Sarah Wilson has known she wanted to go to Waterloo practically her whole life. She grew up in the community and already knows her way around campus.
“During the school year I would take part in workshops like Math Circles, Let’s Talk Science, GoCodeGirls and PhysiX,” Sarah says. “Living ten minutes away and being the daughter of a Waterloo grad also made it one of my top choices since I was a little girl.”
“As I got older and became more familiar with the programs, I realized that Waterloo is one of the top schools in the world for computer science and it would be an honour to study here,” she continues.
This accomplished student brings a lot to the table. She graduated high school at 16 and scored perfect in a math contest, but she is also someone who engages with the community and wants to make a difference.
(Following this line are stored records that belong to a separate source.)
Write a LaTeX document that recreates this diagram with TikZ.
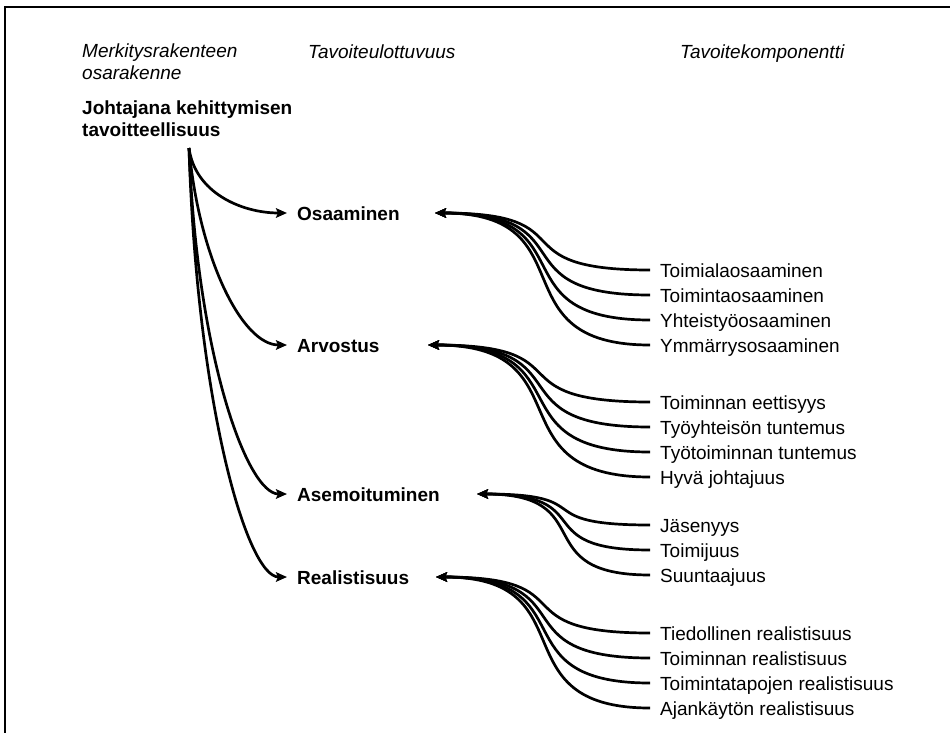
\documentclass[tikz,border=0pt]{standalone}
\usepackage{fontspec}
\setmainfont{Liberation Sans}
\usetikzlibrary{arrows.meta}
\begin{document}
\begin{tikzpicture}[x=1pt,y=-1pt,
  every node/.style={inner sep=0pt, font=\fontsize{19}{22}\selectfont},
  heading/.style={anchor=base west, align=left, font=\fontsize{19}{22}\selectfont\itshape},
  goal/.style={anchor=base west, align=left, font=\fontsize{19}{22}\selectfont\bfseries},
  dim/.style={anchor=west, inner xsep=10pt, text height=14pt, text depth=0pt,
    font=\fontsize{19}{22}\selectfont\bfseries},
  comp/.style={anchor=west, inner xsep=10pt, text height=15pt, text depth=0pt},
  link/.style={line width=2.7pt, -{Stealth[length=11pt,width=9.5pt,inset=2pt]}},
  frame/.style={line width=1.8pt}]
\useasboundingbox (0,0) rectangle (950,733);

% open frame: top and left edges
\draw[frame] (5,733) -- (5,7) -- (950,7);

% column headings (base anchor sits on the last line)
\node[heading] (h1) at (82,80) {Merkitysrakenteen\\osarakenne};
\node[heading] (h2) at (308,58.5) {Tavoiteulottuvuus};
\node[heading] (h3) at (680,58.5) {Tavoitekomponentti};

% main concept
\node[goal] (goal) at (82,137) {Johtajana kehittymisen\\tavoitteellisuus};
\coordinate (root) at (189,148);

% dimensions
\node[dim] (osa) at (287,213) {Osaaminen};
\node[dim] (arv) at (287,345) {Arvostus};
\node[dim] (ase) at (287,494) {Asemoituminen};
\node[dim] (rea) at (287,577) {Realistisuus};

\coordinate (osa-in) at (435,213);
\coordinate (arv-in) at (428,345);
\coordinate (ase-in) at (477,494);
\coordinate (rea-in) at (436,577);

% components
\node[comp] (c11) at (650,270) {Toimialaosaaminen};
\node[comp] (c12) at (650,295) {Toimintaosaaminen};
\node[comp] (c13) at (650,320) {Yhteistyöosaaminen};
\node[comp] (c14) at (650,345) {Ymmärrysosaaminen};

\node[comp] (c21) at (650,402) {Toiminnan eettisyys};
\node[comp] (c22) at (650,427) {Työyhteisön tuntemus};
\node[comp] (c23) at (650,452) {Työtoiminnan tuntemus};
\node[comp] (c24) at (650,477) {Hyvä johtajuus};

\node[comp] (c31) at (650,525) {Jäsenyys};
\node[comp] (c32) at (650,550) {Toimijuus};
\node[comp] (c33) at (650,575) {Suuntaajuus};

\node[comp] (c41) at (650,633) {Tiedollinen realistisuus};
\node[comp] (c42) at (650,658) {Toiminnan realistisuus};
\node[comp] (c43) at (650,683) {Toimintatapojen realistisuus};
\node[comp] (c44) at (650,708) {Ajankäytön realistisuus};

% main concept to dimensions
\draw[link] (root) .. controls +(6,45) and +(-45,0) .. (osa.west);
\draw[link] (root) .. controls +(10,110) and +(-45,0) .. (arv.west);
\draw[link] (root) .. controls +(8,208) and +(-40,0) .. (ase.west);
\draw[link] (root) .. controls +(8,257) and +(-40,0) .. (rea.west);

% components to dimensions
\foreach \c in {c11,c12,c13,c14}
  \draw[link] (\c.west) .. controls +(-155,0) and +(155,0) .. (osa-in);
\foreach \c in {c21,c22,c23,c24}
  \draw[link] (\c.west) .. controls +(-160,0) and +(160,0) .. (arv-in);
\foreach \c in {c31,c32,c33}
  \draw[link] (\c.west) .. controls +(-125,0) and +(125,0) .. (ase-in);
\foreach \c in {c41,c42,c43,c44}
  \draw[link] (\c.west) .. controls +(-154,0) and +(154,0) .. (rea-in);
\end{tikzpicture}
\end{document}
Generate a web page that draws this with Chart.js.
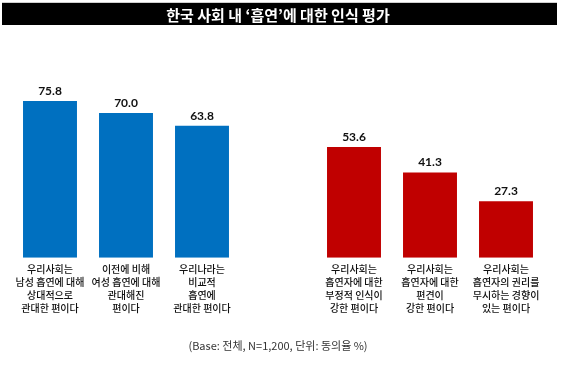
<!DOCTYPE html>
<html>
<head>
  <meta charset="UTF-8">
  <title>한국 사회 내 '흡연'에 대한 인식 평가</title>
  <script src="https://cdn.jsdelivr.net/npm/chart.js"></script>
  <style>
    body { margin: 0; background: #fff; }
    #wrap { width: 563px; height: 366px; position: relative; }
  </style>
</head>
<body>
  <div id="wrap"><canvas id="smokeChart"></canvas></div>

  <script>
    const titleText = '한국 사회 내 ‘흡연’에 대한 인식 평가';
    const footText = '(Base: 전체, N=1,200, 단위: 동의율 %)';

    // empty slot in the middle separates the two groups
    const categories = [
      ['우리사회는', '남성 흡연에 대해', '상대적으로', '관대한 편이다'],
      ['이전에 비해', '여성 흡연에 대해', '관대해진', '편이다'],
      ['우리나라는', '비교적', '흡연에', '관대한 편이다'],
      '',
      ['우리사회는', '흡연자에 대한', '부정적 인식이', '강한 편이다'],
      ['우리사회는', '흡연자에 대한', '편견이', '강한 편이다'],
      ['우리사회는', '흡연자의 권리를', '무시하는 경향이', '있는 편이다']
    ];
    const agreeRate = [75.8, 70.0, 63.8, null, 53.6, 41.3, 27.3];
    const group = ['tolerant', 'tolerant', 'tolerant', null, 'negative', 'negative', 'negative'];

    const groupColor = { tolerant: '#0070C0', negative: '#C00000' };

    const titleBand = {
      id: 'titleBand',
      beforeDraw(chart) {
        const t = chart.titleBlock;
        const ctx = chart.ctx;
        ctx.save();
        ctx.fillStyle = '#cfcfcf';
        ctx.fillRect(2, t.top + 2, chart.width - 8, 1);
        ctx.fillStyle = '#000';
        ctx.fillRect(2, t.top + 3, chart.width - 8, 22);
        ctx.restore();
      }
    };

    const valueLabels = {
      id: 'valueLabels',
      afterDatasetsDraw(chart) {
        const ctx = chart.ctx;
        const meta = chart.getDatasetMeta(0);
        ctx.save();
        ctx.font = 'bold 12px Lato, "Noto Sans", sans-serif';
        ctx.fillStyle = '#111';
        ctx.textAlign = 'center';
        ctx.textBaseline = 'alphabetic';
        meta.data.forEach((bar, i) => {
          const v = agreeRate[i];
          if (v == null) return;
          ctx.fillText(v.toFixed(1), bar.x, bar.y - 6);
        });
        ctx.restore();
      }
    };

    new Chart(document.getElementById('smokeChart'), {
      type: 'bar',
      data: {
        labels: categories,
        datasets: [{
          data: agreeRate,
          backgroundColor: group.map(g => g ? groupColor[g] : 'transparent'),
          barPercentage: 0.71,
          categoryPercentage: 1
        }]
      },
      options: {
        responsive: true,
        maintainAspectRatio: false,
        animation: false,
        layout: { padding: { left: 12, right: 19, top: 0, bottom: 0 } },
        plugins: {
          legend: { display: false },
          tooltip: { enabled: false },
          title: {
            display: true,
            text: titleText,
            color: '#fff',
            font: { family: '"Noto Sans CJK KR", sans-serif', size: 15, weight: 'bold' },
            padding: { top: 6, bottom: 27 }
          },
          subtitle: {
            display: true,
            position: 'bottom',
            text: footText,
            color: '#333',
            font: { family: '"Noto Sans CJK KR", sans-serif', size: 11 },
            padding: { top: 19, bottom: 14 }
          }
        },
        scales: {
          x: {
            grid: { display: false, drawTicks: false },
            border: { display: false },
            ticks: {
              autoSkip: false,
              maxRotation: 0,
              padding: 5,
              color: '#111',
              font: { family: '"Noto Sans CJK KR", sans-serif', size: 10, weight: '500', lineHeight: 1.3 }
            }
          },
          y: {
            display: false,
            min: 0,
            max: 100
          }
        }
      },
      plugins: [titleBand, valueLabels]
    });
  </script>
</body>
</html>
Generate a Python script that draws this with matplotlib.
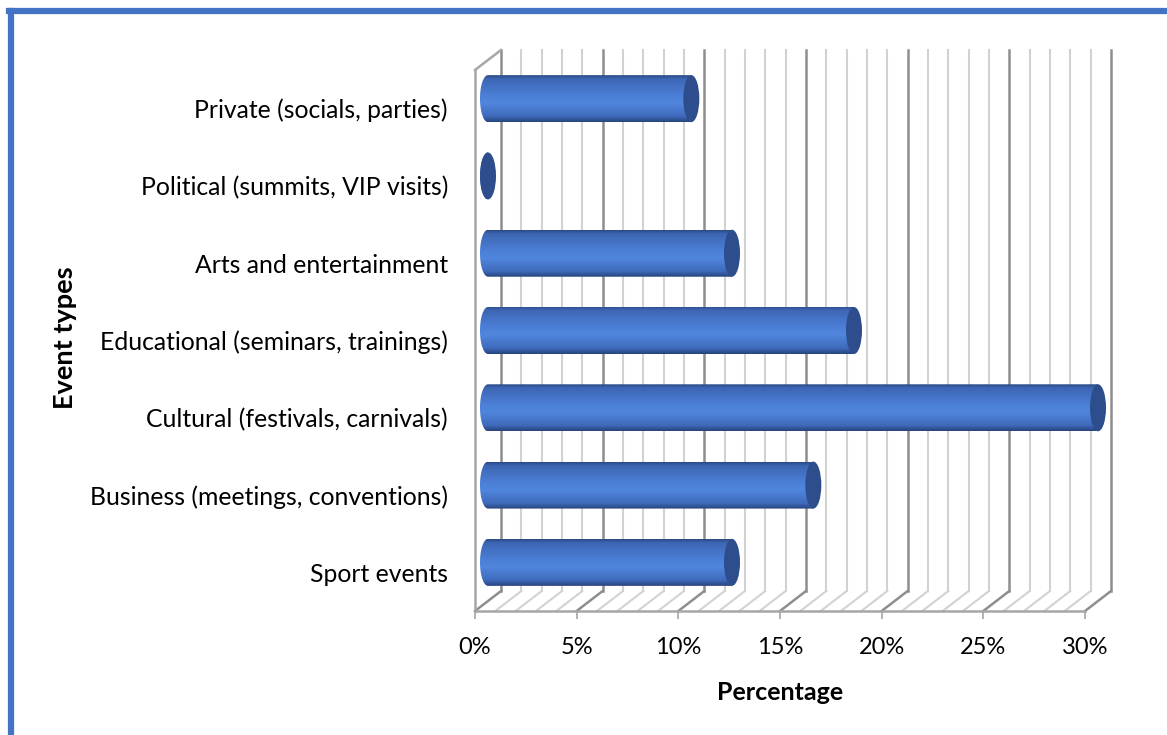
import numpy as np
import matplotlib.pyplot as plt
from matplotlib.colors import LinearSegmentedColormap
from matplotlib.patches import Polygon, Ellipse
from matplotlib.lines import Line2D

plt.rcParams['font.family'] = ['Lato', 'DejaVu Sans']

# survey share per event type, bottom to top
categories = ['Sport events', 'Business (meetings, conventions)', 'Cultural (festivals, carnivals)',
              'Educational (seminars, trainings)', 'Arts and entertainment',
              'Political (summits, VIP visits)', 'Private (socials, parties)']
shares = [12, 16, 30, 18, 12, 0, 10]
xticks = [0, 5, 10, 15, 20, 25, 30]
xlabels = ['0%', '5%', '10%', '15%', '20%', '25%', '30%']

W, H = 1167, 735
fig = plt.figure(figsize=(W / 100, H / 100), dpi=100)
fig.patch.set_facecolor('white')

# front plane of the 3d box
ax = fig.add_axes([475 / W, (H - 611) / H, 610 / W, 541 / H])
ax.set_xlim(0, 30)
ax.set_ylim(-0.5, 6.5)
ax.set_facecolor('none')

# depth offset (back wall vs front plane) in data units
DX = 26 / (610 / 30)
DY = 20 / (541 / 7)

ylo, yhi = -0.5, 6.5
for x in range(0, 31):
    major = x % 5 == 0
    c = '#8e8e8e' if major else '#d2d2d2'
    lw = 1.8 if major else 1.5
    ax.plot([x + DX, x + DX], [ylo + DY, yhi + DY], color=c, lw=lw, clip_on=False, zorder=1)
    ax.plot([x, x + DX], [ylo, ylo + DY], color=c, lw=lw, clip_on=False, zorder=1)
# side wall top edge
ax.plot([0, DX], [yhi, yhi + DY], color='#a6a6a6', lw=1.8, clip_on=False, zorder=1)

for s in ['top', 'right']:
    ax.spines[s].set_visible(False)
for s in ['left', 'bottom']:
    ax.spines[s].set_color('#a6a6a6')
    ax.spines[s].set_linewidth(1.8)

ax.set_xticks(xticks)
ax.set_xticklabels(xlabels, fontsize=17)
ax.tick_params(axis='x', length=6, width=1.2, color='#a6a6a6', pad=12.5)
ax.set_yticks(range(len(categories)))
ax.set_yticklabels(categories, fontsize=17.8)
ax.tick_params(axis='y', length=0, pad=19.5)
ax.set_xlabel('Percentage', fontsize=18, fontweight='bold', labelpad=17)
fig.text(65 / W, 1 - 338 / H, 'Event types', rotation=90, fontsize=19.5,
         fontweight='bold', ha='center', va='center')

# cylinder bars sit halfway into the depth
cmap = LinearSegmentedColormap.from_list('cyl', [
    (0.0, '#2c4a86'), (0.08, '#3d66b3'), (0.45, '#4c80d8'),
    (0.6, '#5086dd'), (0.88, '#3f6abb'), (1.0, '#27437c')])
grad = np.linspace(0, 1, 128).reshape(-1, 1)
rw = 8 / (610 / 30)
rh = 23.5 / (541 / 7)
for i, v in enumerate(shares):
    x0 = DX / 2
    x1 = x0 + v
    yc = i + DY / 2
    t = np.linspace(np.pi / 2, 3 * np.pi / 2, 40)
    pts = [(x0 + rw * np.cos(a), yc + rh * np.sin(a)) for a in t]
    pts += [(x1, yc - rh), (x1, yc + rh)]
    body = Polygon(pts, closed=True, transform=ax.transData)
    im = ax.imshow(grad, cmap=cmap, aspect='auto', origin='upper',
                   extent=(x0 - rw, x1 + 0.01, yc - rh, yc + rh), zorder=3)
    im.set_clip_path(body)
    im.set_clip_box(fig.bbox)
    cap = Ellipse((x1, yc), 2 * rw, 2 * rh, facecolor='#2d4d8c', edgecolor='none',
                  clip_on=False, zorder=4)
    ax.add_patch(cap)
ax.set_xlim(0, 30)
ax.set_ylim(-0.5, 6.5)

# blue frame around the chart
fig.add_artist(Line2D([11 / W, 11 / W], [0, 1 - 11 / H], color='#4472c4', lw=4.5))
fig.add_artist(Line2D([8.8 / W, 1], [1 - 11 / H, 1 - 11 / H], color='#4472c4', lw=4.5))

fig.savefig('out.png', dpi=100)
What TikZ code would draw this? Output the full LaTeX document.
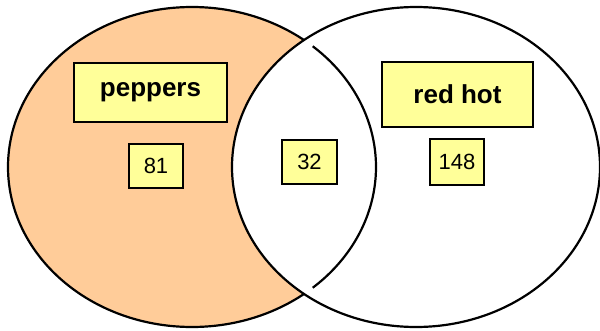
\documentclass[tikz,border=0pt]{standalone}
\usepackage{fontspec}
\setmainfont{Liberation Sans}
\usepackage{tikz}
\usetikzlibrary{positioning}
\definecolor{vnOrange}{RGB}{255,204,153}
\definecolor{vnYellow}{RGB}{255,255,153}
\definecolor{vnLine}{RGB}{0,0,0}

\begin{document}
\begin{tikzpicture}[x=1pt,y=1pt,
  setline/.style={vnLine, line width=2.2pt},
  namebox/.style={draw=vnLine, line width=1.6pt, fill=vnYellow, inner sep=0pt,
    font=\fontsize{26}{30}\selectfont\bfseries},
  countbox/.style={draw=vnLine, line width=1.6pt, fill=vnYellow, inner sep=0pt,
    minimum width=54pt, minimum height=44pt, font=\fontsize{22}{26}\selectfont}]
  \useasboundingbox (0,0) rectangle (600,330);
  \clip (0,0) rectangle (600,330);

  % Set centres
  \coordinate (L) at (192,163);
  \coordinate (R) at (416,163);

  % Peppers set
  \fill[vnOrange] (L) ellipse [x radius=184, y radius=160];
  \draw[setline] (L) ellipse [x radius=184, y radius=160];

  % Red hot set, drawn over it
  \filldraw[setline, fill=white] (R) ellipse [x radius=184, y radius=160];

  % Peppers boundary inside the red hot set
  \draw[setline] ([shift={(49:184 and 160)}]L)
    arc [start angle=49, end angle=-49, x radius=184, y radius=160];

  % Set names
  \node[namebox, minimum width=153pt, minimum height=59pt] (peppers) at (150.5,237.5) {peppers};
  \node[namebox, minimum width=151pt, minimum height=65pt] (redhot) at (457.5,235.5) {red hot};

  % Counts
  \node[countbox] (onlypeppers) at (156,164) {81};
  \node[countbox, minimum width=55pt] (both) at (309.5,168) {32};
  \node[countbox, minimum height=46pt] (onlyredhot) at (457,168) {148};
\end{tikzpicture}
\end{document}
She was elected as a student trustee for the Waterloo Catholic District School Board, served as chair of the Ontario Student Voice Awards with the Ontario Student Trustee Association, and does volunteer work in the medical field. Sarah is also involved in athletics, including karate, badminton and tennis.
She says she is most looking forward to being part of Waterloo’s start-up and innovation ecosystem and is also considering pursuing an MBA.
is excited to be starting at Waterloo because it is a place he sees as perfect for aspiring innovators.
He points to the “tech-focused campus with incredibly passionate people, co-op opportunities that provide valuable industry experience, and a creator-centred intellectual property policy.”
This star student, who is starting the software engineering program, already has significant experience, having been involved in developing apps such as an innovative touch-free recipe app that allows users to “air swipe,” which means to swipe in space above the screen, rather than the screen itself.
In high school, Michael took his first programming class and became fascinated with software. It was what most motivated him to go into software engineering for his undergraduate degree.
As far as his future goals, Michael says it’s still a bit up in the air, but he knows where his main interests will be.
“At the moment, all aspects of tech appeal to me, from dev to design and to business, so my ultimate goal is to found a start-up,” he says. “Creating a product and growing a business seems like a fun, challenging career path.”